Depuis des mois, de larges secteurs de la société syrienne ont rejoint la vague citoyenne porteuse d’espérance qui traverse le Maghreb et le Machrek sous le nom de «printemps arabe». Mais le printemps syrien a tourné au bain de sang terrible. Des milliers de manifestants pacifiques ont été tués par les forces de sécurité du régime de Bachar El Assad, qui n’a pas hésité à recourir aux bombardements de villes et de villages. Un nombre encore plus élevé de personnes ont été arrêtées et systématiquement torturées. Les droits humains fondamentaux, du droit à la vie à celui d’expression, sont massivement violés par les autorités syriennes dans un pays fermé à une information indépendante.
Nous, signataires de cette déclaration tenons à exprimer notre condamnation de ces actes : il n’ya pas de justification possible pour cette guerre que le régime syrien livres ouvertement contre son propre peuple en toute impunité. Le régime syrien recourt au mensonge pour justifier la répression brutale de sa propre population. Comme tant d’autres fois, la dictature de Bachar El Assad agite à nouveau comme un épouvantail le danger de la division sectaire ou du terrorisme islamique, ou encore la fausse alternative entre la souveraineté et la dignité de l’État et les droits et libertés de ses citoyens . Cependant, il n’ya aucune indication qui permette de spéculer sur une ingérence externe dans les manifestations ou de faire valoir que les aspirations des citoyens syriens seraient différentes de celles que les autres citoyens arabes expriment dans leurs pays. Du Maroc à Bahreïn c’est essentiellement une seule et même revendication : un changement pacifique et radical qui instaure une véritable démocratie politique et protège et promeuve les droits sociaux et économiques de la majorité. Le fil rouge des nouvelles révoltes arabes de 2011-y compris en Syrie – est l’espoir collectif que les générations futures puissent grandir dans la liberté, en hommes et femmes protégés par le principe universel de la citoyenneté, et non comme des sujets soumis au pillage , à la terreur, à l’humiliation et à l’arbitraire de leurs dirigeants.

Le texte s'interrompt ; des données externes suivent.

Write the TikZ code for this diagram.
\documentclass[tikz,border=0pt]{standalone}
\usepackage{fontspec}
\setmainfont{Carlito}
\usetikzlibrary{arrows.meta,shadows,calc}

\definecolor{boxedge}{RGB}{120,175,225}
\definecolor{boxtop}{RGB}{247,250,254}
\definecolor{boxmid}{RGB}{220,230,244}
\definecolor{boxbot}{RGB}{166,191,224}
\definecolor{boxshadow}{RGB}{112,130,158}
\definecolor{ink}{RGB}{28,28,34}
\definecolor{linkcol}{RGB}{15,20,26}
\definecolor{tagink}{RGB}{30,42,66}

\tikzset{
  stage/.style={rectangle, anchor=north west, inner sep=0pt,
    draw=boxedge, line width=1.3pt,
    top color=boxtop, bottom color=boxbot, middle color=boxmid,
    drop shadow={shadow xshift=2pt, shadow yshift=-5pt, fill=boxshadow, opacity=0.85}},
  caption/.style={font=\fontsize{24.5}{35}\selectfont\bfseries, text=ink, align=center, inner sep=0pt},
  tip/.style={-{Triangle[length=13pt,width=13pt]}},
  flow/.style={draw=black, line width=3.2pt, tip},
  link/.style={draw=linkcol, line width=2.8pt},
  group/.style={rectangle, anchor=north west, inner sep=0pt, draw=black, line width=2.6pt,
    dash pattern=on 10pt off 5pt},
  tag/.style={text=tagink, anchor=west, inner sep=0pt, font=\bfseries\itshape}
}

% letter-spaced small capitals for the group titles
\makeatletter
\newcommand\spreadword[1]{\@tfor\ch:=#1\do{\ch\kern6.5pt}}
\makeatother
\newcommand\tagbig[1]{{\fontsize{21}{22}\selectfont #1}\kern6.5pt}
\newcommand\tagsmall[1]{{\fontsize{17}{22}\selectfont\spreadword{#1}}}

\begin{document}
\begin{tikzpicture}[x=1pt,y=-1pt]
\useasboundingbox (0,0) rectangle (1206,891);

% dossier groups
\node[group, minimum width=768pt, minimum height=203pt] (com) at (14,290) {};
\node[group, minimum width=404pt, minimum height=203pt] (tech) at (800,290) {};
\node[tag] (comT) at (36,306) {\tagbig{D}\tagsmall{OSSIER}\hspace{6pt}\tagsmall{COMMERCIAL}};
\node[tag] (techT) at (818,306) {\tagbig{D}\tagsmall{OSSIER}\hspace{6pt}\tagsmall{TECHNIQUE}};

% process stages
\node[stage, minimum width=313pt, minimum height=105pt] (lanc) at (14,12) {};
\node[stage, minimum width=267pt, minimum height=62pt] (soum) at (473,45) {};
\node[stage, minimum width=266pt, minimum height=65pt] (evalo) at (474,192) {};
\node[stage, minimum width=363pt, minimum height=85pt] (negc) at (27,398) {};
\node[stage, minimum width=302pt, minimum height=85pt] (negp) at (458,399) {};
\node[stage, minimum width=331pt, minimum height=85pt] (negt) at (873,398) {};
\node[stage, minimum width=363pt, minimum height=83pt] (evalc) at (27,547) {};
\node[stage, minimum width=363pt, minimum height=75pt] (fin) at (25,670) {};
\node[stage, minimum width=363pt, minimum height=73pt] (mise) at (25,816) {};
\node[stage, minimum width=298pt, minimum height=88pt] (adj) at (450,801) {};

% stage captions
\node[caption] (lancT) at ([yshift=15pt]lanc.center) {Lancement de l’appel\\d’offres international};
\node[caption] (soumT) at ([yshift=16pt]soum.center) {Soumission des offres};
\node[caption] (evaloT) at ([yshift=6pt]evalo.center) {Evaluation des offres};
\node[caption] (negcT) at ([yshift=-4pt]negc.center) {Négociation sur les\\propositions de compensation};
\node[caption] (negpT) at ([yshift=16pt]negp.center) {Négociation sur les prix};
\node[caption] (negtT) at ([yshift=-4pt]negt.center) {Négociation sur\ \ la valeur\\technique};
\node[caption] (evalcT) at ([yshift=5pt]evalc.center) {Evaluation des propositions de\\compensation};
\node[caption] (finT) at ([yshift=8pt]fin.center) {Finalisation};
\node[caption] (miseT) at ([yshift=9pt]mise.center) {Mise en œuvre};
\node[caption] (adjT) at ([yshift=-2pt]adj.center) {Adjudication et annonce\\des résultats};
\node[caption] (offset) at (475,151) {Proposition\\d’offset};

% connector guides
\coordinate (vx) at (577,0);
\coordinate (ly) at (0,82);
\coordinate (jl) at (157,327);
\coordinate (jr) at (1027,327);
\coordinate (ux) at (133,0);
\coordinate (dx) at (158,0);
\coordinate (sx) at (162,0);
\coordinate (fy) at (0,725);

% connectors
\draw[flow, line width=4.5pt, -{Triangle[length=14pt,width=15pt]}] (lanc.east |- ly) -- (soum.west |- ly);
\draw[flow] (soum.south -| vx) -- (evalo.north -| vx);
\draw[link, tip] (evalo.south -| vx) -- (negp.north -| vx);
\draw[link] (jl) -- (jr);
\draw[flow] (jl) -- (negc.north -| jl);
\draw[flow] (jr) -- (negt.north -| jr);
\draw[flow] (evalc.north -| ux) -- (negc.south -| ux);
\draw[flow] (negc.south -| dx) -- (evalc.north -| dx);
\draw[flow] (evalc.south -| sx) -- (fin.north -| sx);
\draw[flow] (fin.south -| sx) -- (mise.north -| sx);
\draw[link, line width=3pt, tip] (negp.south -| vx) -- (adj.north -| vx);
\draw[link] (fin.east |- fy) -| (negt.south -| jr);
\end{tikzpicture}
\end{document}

Est-ce que ce ne sont pas là nos propres aspirations, et celles de toute société ? Toutefois, de manière surprenante, alors que les hommes et des femmes de Syrie appellent à la solidarité et qu’ il semble justifié et nécessaire de la leur exprimer depuis l’Europe et l’Amérique latine, des secteurs de la gauche internationale, qui défendent dans leurs propres pays des projets d’émancipation auxquels nous nous identifions et que nous soutenons, alimentent des arguments visant à justifier la dictature syrienne, en se fondant sur des théories du complot et des stéréotypes idéologiques qui n’ont plus lieu d’avoir cours. Il n’y a pas de dictature “progressistes” et condamner de manière sélective les crimes de certains gouvernements en observant le silence sur ceux d’autres nous fait courir le risque de tomber dans le même « deux poids-deux mesures » que nous dénonçons chez nos dirigeants.

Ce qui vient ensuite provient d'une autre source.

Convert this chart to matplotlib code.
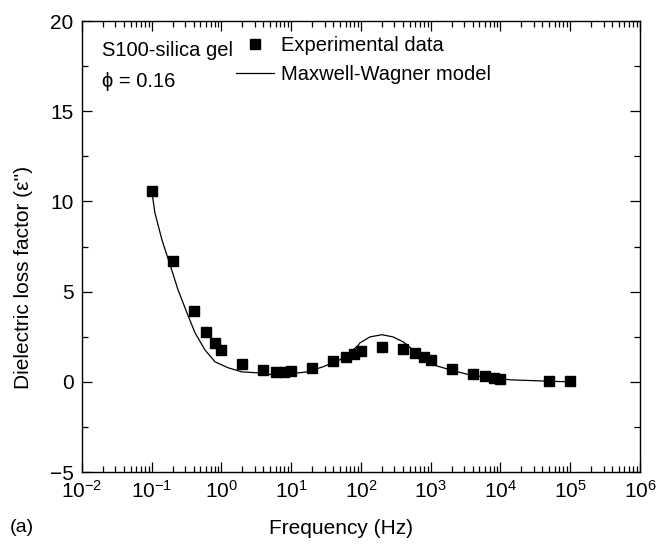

Compte tenu de l’inaction internationale, la société syrienne semble abandonnée à son sort. Nous connaissons bien les règles qui régissent le monde contemporain, ce sont celles qui permettent au Conseil de sécurité de l’ONU d’opposer son veto à la création d’un Etat palestinien et de condamner la répression du régime syrien. Les Arabes sont victimes du cynisme mercantile régissant les relations internationales, qui évalue au cas par cas quand il convient d’intervenir et quand cela ne convient pas, toujours en fonction d’ intérêts étrangers à ceux des populations concernées. Notre condamnation n’implique aucune demande d’ intervention militaire occidentale ni d’imposition d’un siège médiéval contre la population syrienne. Nous rejetons ouvertement, comme le font les Syriens eux-mêmes, qui luttent pour leur liberté, toute forme de pression militaire et de tutelle coloniale. Mais nous refusons d’accepter que rien ne puisse être fait par rapport à ce qui se passe en Syrie, que la passivité et le silence couvrent les crimes commis en Syrie.